Shenzhen's Property Market Sees Demand Unwind During Qingming Holiday, "Silver April" Viewed as Key Observation Period

Deep News04-05 19:00

The month of March saw first-tier cities deliver strong performance reports for their property markets. The traditional peak sales season of "Silver April" is regarded by the industry as a critical period for observing market trends. During the Qingming holiday, reporters conducting on-the-ground investigations in the Shenzhen market found that many new home sales managers and secondary housing agency managers indicated that this year's holiday period saw slightly better market conditions compared to the previous year, with accumulated demand continuing to be released.

A marketing manager at a new housing project near Guangyayuan in Longgang District stated, "The weather in Shenzhen hasn't been great recently, but the project has still achieved good sales results. Three units were sold on the first day of the Qingming holiday, and the market situation is better than last year. The company is also preparing to gradually withdraw discounts." The manager added, "The May Day holiday is an even more critical 'window period.' We anticipate the overall market will continue its recovery in the near term."

Regarding new projects preparing to withdraw discounts, several prospective homebuyers interviewed viewed this move primarily as a "marketing tactic." One buyer commented, "We place greater importance on the quality and value-for-money aspect of the property. There are many new home options available on the market now; we won't make a hasty decision just because of a slight discount."

Industry insiders noted that since last year, "selling at reduced prices" has not been a widespread phenomenon in Shenzhen's new home market, being concentrated mainly among a few developers facing financial pressure. The strategy for some Shenzhen developers has shifted from "prioritizing volume over price" to "seeking both volume and price." Furthermore, a widespread rebound in new home prices typically only becomes apparent after transaction volumes have risen consistently for half a year. However, the overall transaction volume for new homes in Shenzhen remains significantly lower than that for secondary homes.

A marketing manager for a new project in Luohu District also mentioned, "Coinciding with the public holiday in Hong Kong, we have recently seen some Hong Kong clients coming for inquiries and viewings."

Data from the Leyoujia Research Center shows that from April 1st to 3rd, the cumulative online signings for pre-sold and ready-for-sale new residential properties in Shenzhen reached 361 units, while secondary residential properties reached 685 units, bringing the total to over 1,000 units. It is noteworthy that the secondary housing market in Shenzhen has taken the lead in driving the market upturn, becoming the core engine of the current "spring warm-up."

A veteran real estate agent specializing in properties within the Shenzhen Middle School district in Luohu District reported, "In the days leading up to the Qingming holiday, several units were transacted in the Jinlihao Yuan and Jiahu Xindu communities.

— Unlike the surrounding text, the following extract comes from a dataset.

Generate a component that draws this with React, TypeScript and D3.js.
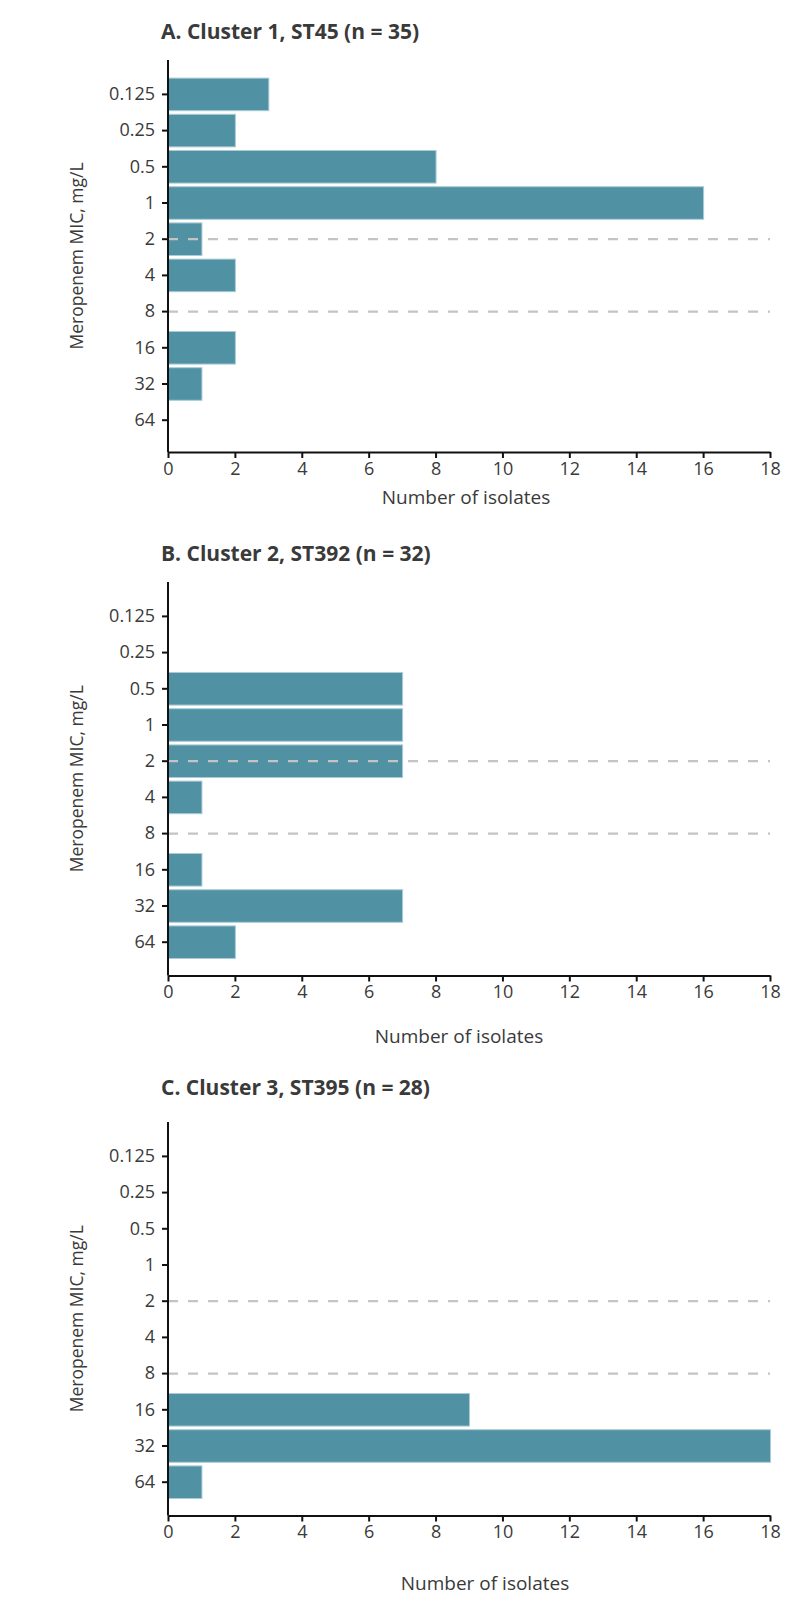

Transaction activity has picked up, but prices have not changed significantly for now, remaining basically flat compared to the end of last year."

Interviews with property agency managers across multiple districts revealed a consensus that the current secondary market still relies on price support, with trading volume recovery being contingent on price reductions. "Homebuyers are very rational now; they will only make a move if the price is right. Sellers understand this as well, and many are willing to offer appropriate price reductions to facilitate a transaction," they noted.

According to statistics from the Shenzhen Real Estate Intermediary Association, secondary housing transactions recorded in March totaled 7,225 units, a surge of 151.2% month-on-month, hitting a new high in nearly 12 months, although this represented a year-on-year decrease of 6.2%. The association attributed the significant monthly increase primarily to post-holiday market resumption and the concentrated release of demand. However, the year-on-year decline indicates that overall market confidence remains insufficient, and the strength of the recovery still has room for improvement.

Concurrently, Shenzhen's secondary residential market is exhibiting three core characteristics. Firstly, demand is led by end-users, with high value-for-money properties driving transactions. Secondly, multiple districts are contributing to activity, with demand for improved housing in core areas being steadily released. Thirdly, transactions are concentrated in large, well-established residential communities with mature amenities and strong liquidity, reflecting that current homebuyers are making more rational decisions, prioritizing core asset value and liquidity as primary factors.

Speaking recently at the 2026 Viewpoint Annual Forum, Wang Shao, President of the Guangdong Provincial Real Estate Industry Association, stated that key cities are already showing signs of "spotty recovery" in 2026. Metrics such as new home viewings and signed transaction volumes are gradually warming up, homebuyer confidence is recovering, the supply-demand relationship is moving towards rebalancing, and the adjustment trend is moderating. However, third- and fourth-tier cities still face challenges such as high inventory pressure, low market activity, and weak expectations. Local governments need to continue deepening city-specific policies and implementing precise regulations. Furthermore, by focusing on the construction of "good houses," a new lever for high-quality real estate development can be created. The value proposition of "good houses + good services + good operations" can activate residents' consumption power and market investment vitality.